Niles, Steve(pop culture)
Steve Niles burst upon the comic book world in 2002 with his successful comic book series 30 Days of Night. Written by Niles, with the collaboration of artist Ben Templesmith, the story opined about happenings when a small town in remote Alaska where there was a month without sunlight was cutoff and attacked by vampires. Niles’s story of the horrific zombie-like vampires was perfectly complemented by Templesmith’s rendering of a night world where the only whiteness was the vampires’ mouths of sharp teeth.
Niles was born in Jackson, New Jersey, on June 21, 1965. He grew up in suburban Washington, D.C., in an environment informed by comic books and punk rock. For a short period he was in a punk rock band. He also credits Washington’s television horror host Count Gore De Vol, as influencing his interest in vampire lore.
In the late-1980s, while still in Washington, Niles formed Arcane Comix, an independent graphic arts publishing concern, through which he published several works he edited. At the beginning of the 1990s he moved to California and began to write for different comics publishing houses most notably Fantaco/Tundra and Eclipse Comics. Then at the beginning of the twentieth century, he began working with IDW, a new comic book publisher based in San Diego. Niles had done a four-issue adaptation of Richard Matheson‘s I Am Legend for Eclipse. His first work for IDW became the collection of the four issues to produce a black-and-white graphic novel (1991). 30 Days of Night then became the IDW’s first comic book series—a series of a mere three issues.

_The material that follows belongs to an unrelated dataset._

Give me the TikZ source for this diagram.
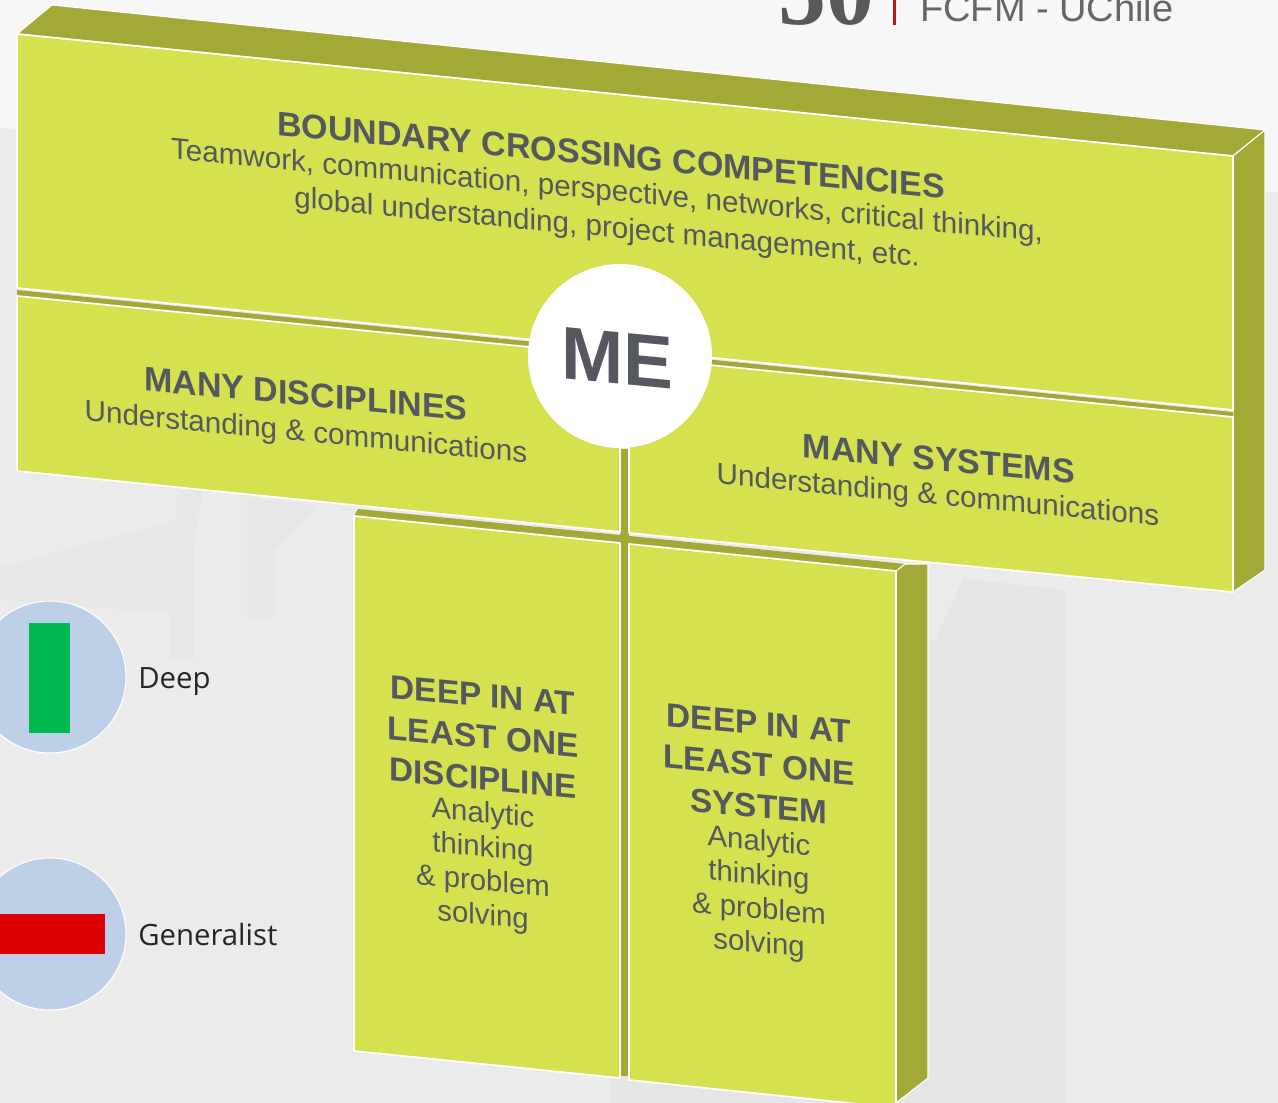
\documentclass[tikz,border=0pt]{standalone}
\usepackage{fontspec}
\setmainfont{Liberation Sans}
\newfontfamily\legendfont{Open Sans}
\newfontfamily\logofont{Liberation Serif}
\definecolor{lime}{HTML}{D5E14F}
\definecolor{olive}{HTML}{A3A937}
\definecolor{ink}{HTML}{55585F}
\definecolor{disc}{HTML}{BED0E8}
\definecolor{bglight}{HTML}{F7F7F7}
\definecolor{bgmid}{HTML}{EBEBEB}
\definecolor{bgdark}{HTML}{E5E5E5}
\definecolor{leaf}{HTML}{00B850}
\definecolor{barred}{HTML}{DE0000}
\tikzset{
  face/.style={fill=lime,draw=white,line width=1.3pt,line join=round},
  side/.style={fill=olive,draw=white,line width=0.8pt,line join=round},
  skew/.style={shift={#1},yslant=-0.095,transform shape,inner sep=0pt,text=ink,align=center},
  head/.style={font=\bfseries\fontsize{25.5}{31}\selectfont},
  stackhead/.style={font=\bfseries\fontsize{25}{31}\selectfont},
  sub/.style={font=\fontsize{22.2}{27.5}\selectfont},
  body/.style={font=\fontsize{22}{25.5}\selectfont},
  legend/.style={font=\legendfont\fontsize{22}{24}\selectfont,text=black!85,anchor=base west,inner sep=0pt}
}
\begin{document}
\begin{tikzpicture}[x=0.75pt,y=-0.75pt]
\useasboundingbox (0,0) rectangle (1278,1103);
\clip (0,0) rectangle (1278,1103);
% background
\fill[bgmid] (0,0) rectangle (1278,1103);
\fill[bglight] (0,0) -- (1278,0) -- (1278,192) -- (0,128) -- cycle;
\fill[bgdark] (930,575) -- (1065,590) -- (1065,1103) -- (610,1103) -- (610,1070) -- (930,1070) -- cycle;
\fill[bgmid] (930,575) -- (965,575) -- (935,640) -- (930,640) -- cycle;
\fill[bgdark!70!bgmid] (0,567) -- (177,520) -- (177,490) -- (203,490) -- (193,550) -- (193,660) -- (170,660) -- (170,613) -- (0,600) -- cycle;
\fill[bgdark!70!bgmid] (247,497) -- (320,505) -- (275,550) -- (275,617) -- (247,617) -- cycle;
% logo
\node (logonum) [font=\logofont\bfseries\fontsize{72}{72}\selectfont,text=black!65,anchor=base west,inner sep=0pt] at (778,24) {50};
\fill[fill=red!70!black!90] (893,0) rectangle (896,25);
\node (logotext) [font=\fontsize{28.5}{30}\selectfont,text=black!60,anchor=base west,inner sep=0pt] at (920,21) {FCFM - UChile};
% olive sides
\fill[side] (17,34) -- (52,5) -- (1265,130) -- (1233,156) -- cycle;
\fill[side] (1233,156) -- (1265,130) -- (1265,570) -- (1233,592) -- cycle;
\fill[olive] (17,290) -- (1233,412) -- (1233,418) -- (17,296) -- cycle;
\fill[olive] (620,449) rectangle (629,1076);
\fill[olive] (358,509) -- (620,535) -- (905,564) -- (896,571) -- (354,516) -- cycle;
\filldraw[side] (896,571) -- (905,564) -- (928,564) -- (928,1078) -- (896,1103) -- cycle;
% faces
\draw[face] (17,34) -- (1233,156) -- (1233,410) -- (17,288) -- cycle;
\draw[face] (17,296) -- (620,356) -- (620,532) -- (17,471) -- cycle;
\draw[face] (629,357) -- (1233,417) -- (1233,592) -- (629,533) -- cycle;
\draw[face] (354,516) -- (620,543) -- (620,1078) -- (354,1051) -- cycle;
\draw[face] (629,544) -- (896,571) -- (896,1108) -- (629,1080) -- cycle;
\node (me) [circle,fill=white,minimum size=138pt,inner sep=0pt] at (620,356) {};
\node (metext) [skew={(617,358)},font=\bfseries\fontsize{56}{56}\selectfont] at (0,0) {ME};
% text
\node (bch) [skew={(611,155)},head] at (0,0) {BOUNDARY CROSSING COMPETENCIES};
\node (bcs) [skew={(607,211)},sub] at (0,0) {Teamwork, communication, perspective, networks, critical thinking,\\global understanding, project management, etc.};
\node (mdh) [skew={(306,394)},head] at (0,0) {MANY DISCIPLINES};
\node (mds) [skew={(306,434)},sub] at (0,0) {Understanding \& communications};
\node (msh) [skew={(939,459)},head] at (0,0) {MANY SYSTEMS};
\node (mss) [skew={(938,497)},sub] at (0,0) {Understanding \& communications};
\node (ddh) [skew={(483,737)},stackhead] at (0,0) {DEEP IN AT\\LEAST ONE\\DISCIPLINE};
\node (ddb) [skew={(483,866)},body] at (0,0) {Analytic\\thinking\\\& problem\\solving};
\node (dsh) [skew={(759,765)},stackhead] at (0,0) {DEEP IN AT\\LEAST ONE\\SYSTEM};
\node (dsb) [skew={(759,894)},body] at (0,0) {Analytic\\thinking\\\& problem\\solving};
% legend
\node (c1) [circle,fill=disc,draw=white,line width=0.8pt,minimum size=114pt,inner sep=0pt] at (50,677) {};
\node (c2) [circle,fill=disc,draw=white,line width=0.8pt,minimum size=114pt,inner sep=0pt] at (50,934) {};
\fill[leaf] (29,623) rectangle (70,733);
\fill[barred] (0,914) rectangle (105,954);
\node (deep) [legend] at (138,688) {Deep};
\node (gen) [legend] at (138,945) {Generalist};
\end{tikzpicture}
\end{document}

The series became an immediate success and heralded the birth of a new force in horror writing (while at the same time serving as a notable start to Templesmith, who was working his first job as a comic artist). The pair moved on to work together in two further series Criminal Macabre (for Dark Horse) and Dark Days. Criminal Macabre centered on the drug-addicted detective Cal McDonald who operates in a world inhabited by ghouls and vampires. He eventually becomes a vampire himself. Niles had introduced the character in some stories that appeared in his Arcane Comix anthologies and later in the Dark Horse anthology Dark Horse Presents. In 2002, Niles had issued two Cal McDonald novels, Savage Membrane and Guns, Drugs and Monsters. The novels set the stage for further comics, the 2003 Dark Horse series with Templesmith, a 2004 sequel, Last Train to Deadsville (Image), and a 2005 series Supernatural Freak Machine: A Cal McDonald Mystery (IDW).

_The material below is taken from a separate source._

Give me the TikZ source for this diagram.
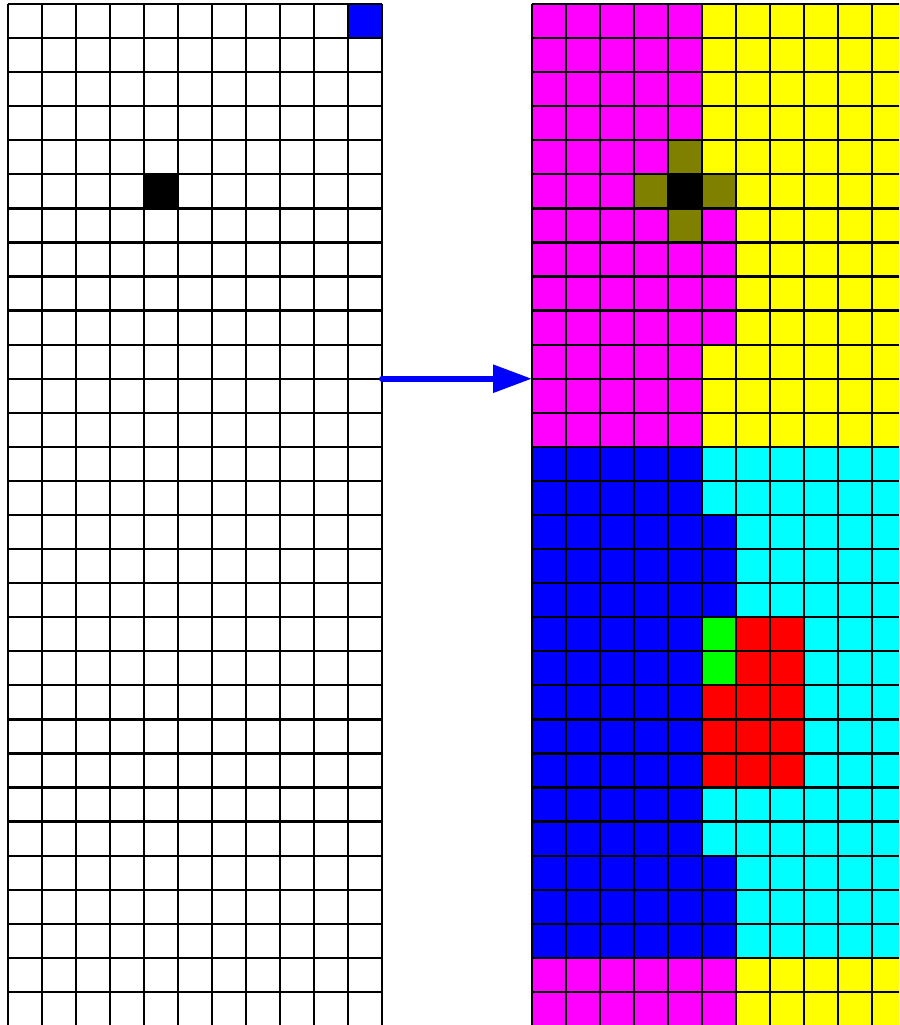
\documentclass[tikz,border=0pt]{standalone}
\usepackage{tikz}
\usetikzlibrary{arrows.meta}
\definecolor{CellMagenta}{RGB}{255,0,255}
\definecolor{CellYellow}{RGB}{255,255,0}
\definecolor{CellBlue}{RGB}{0,0,255}
\definecolor{CellCyan}{RGB}{0,255,255}
\definecolor{CellRed}{RGB}{255,0,0}
\definecolor{CellGreen}{RGB}{0,255,0}
\definecolor{CellOlive}{RGB}{128,128,0}
\tikzset{
  gridline/.style ={draw=black, line width=1.15pt, step=1},
  arr/.style      ={-{Triangle[length=19.5pt,width=13.5pt]}, draw=CellBlue, line width=3pt, line cap=round},
}

\begin{document}
\begin{tikzpicture}[x=0.6cm,y=0.60124cm]
  \useasboundingbox (-0.235,0.117) rectangle (26.21,-29.97);
  \clip (-0.235,0.117) rectangle (26.21,-29.97);
  % input grid
  \fill[CellBlue] (10,0) rectangle (11,-1);
  \fill[black] (4,-5) rectangle (5,-6);
  \draw[gridline] (0,0) grid (11,-31);
  % output grid
  \begin{scope}[shift={(15.41,0)}]
    \fill[CellYellow] (0,0) rectangle (12,-13);
    \fill[CellMagenta] (0,0) rectangle (5,-13);
    \fill[CellMagenta] (5,-6) rectangle (6,-10);
    \foreach \c/\r in {4/4,3/5,5/5,4/6}{\fill[CellOlive] (\c,-\r) rectangle ++(1,-1);}
    \fill[black] (4,-5) rectangle (5,-6);
    \fill[CellCyan] (0,-13) rectangle (12,-28);
    \fill[CellBlue] (0,-13) rectangle (5,-28);
    \fill[CellBlue] (5,-15) rectangle (6,-18);
    \fill[CellBlue] (5,-25) rectangle (6,-28);
    \fill[CellGreen] (5,-18) rectangle (6,-20);
    \fill[CellRed] (6,-18) rectangle (8,-23);
    \fill[CellRed] (5,-20) rectangle (6,-23);
    \fill[CellYellow] (0,-28) rectangle (12,-31);
    \fill[CellMagenta] (0,-28) rectangle (6,-31);
    \draw[gridline] (0,0) grid (12,-31);
  \end{scope}
  \coordinate (inedge) at (11,-11);
  \coordinate (outedge) at (15.41,-11);
  \draw[arr] (inedge) -- (outedge);
\end{tikzpicture}
\end{document}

Meanwhile, the success of 30 Days of Night led to its first sequel, Dark Days. By this time, Niles had become a star within the horror writing community, and he has gone on to write a series of successful comics while the writing of numerous 30 Days of Night miniseries sequels have been turned over to new writers and artists. Niles would do two Annuals (2004, 2005); 30 Days of Night: Return to Barrow (2004); 30 Days of Night: Dead Space (2006); and 30 Days of Night: Eben and Stella (2007). Meanwhile, other writers tried their hand with 30 Days of Night: Spreading the Disease (2006) and 30 Days of Night: Dust to Dust (2008). Additional vampire titles among the many works Niles has written include Aleister Arcane (2004), The Cryptics (2006), and City of Others, a zombie story with vampires (2007).
In 2007, 30 Days of Night finally made it to the screen as a successful horror movie. By 2009, it had emerged as the twelfth highest grossing vampire movie in history. A sequel and a Criminal Macabre movie remain a possibility. That same year, I Am Legend was made into a movie starring Will Smith. Niles counts Richard Matheson as the single greatest influence on his writing career and jumped at the chance to participate in the promotional comic I Am Legend: Awakening, produced by DC Vertigo and distributed at the San Diego Comicon. The movie also led to a third printing of his IDW graphic novel of I Am Legend.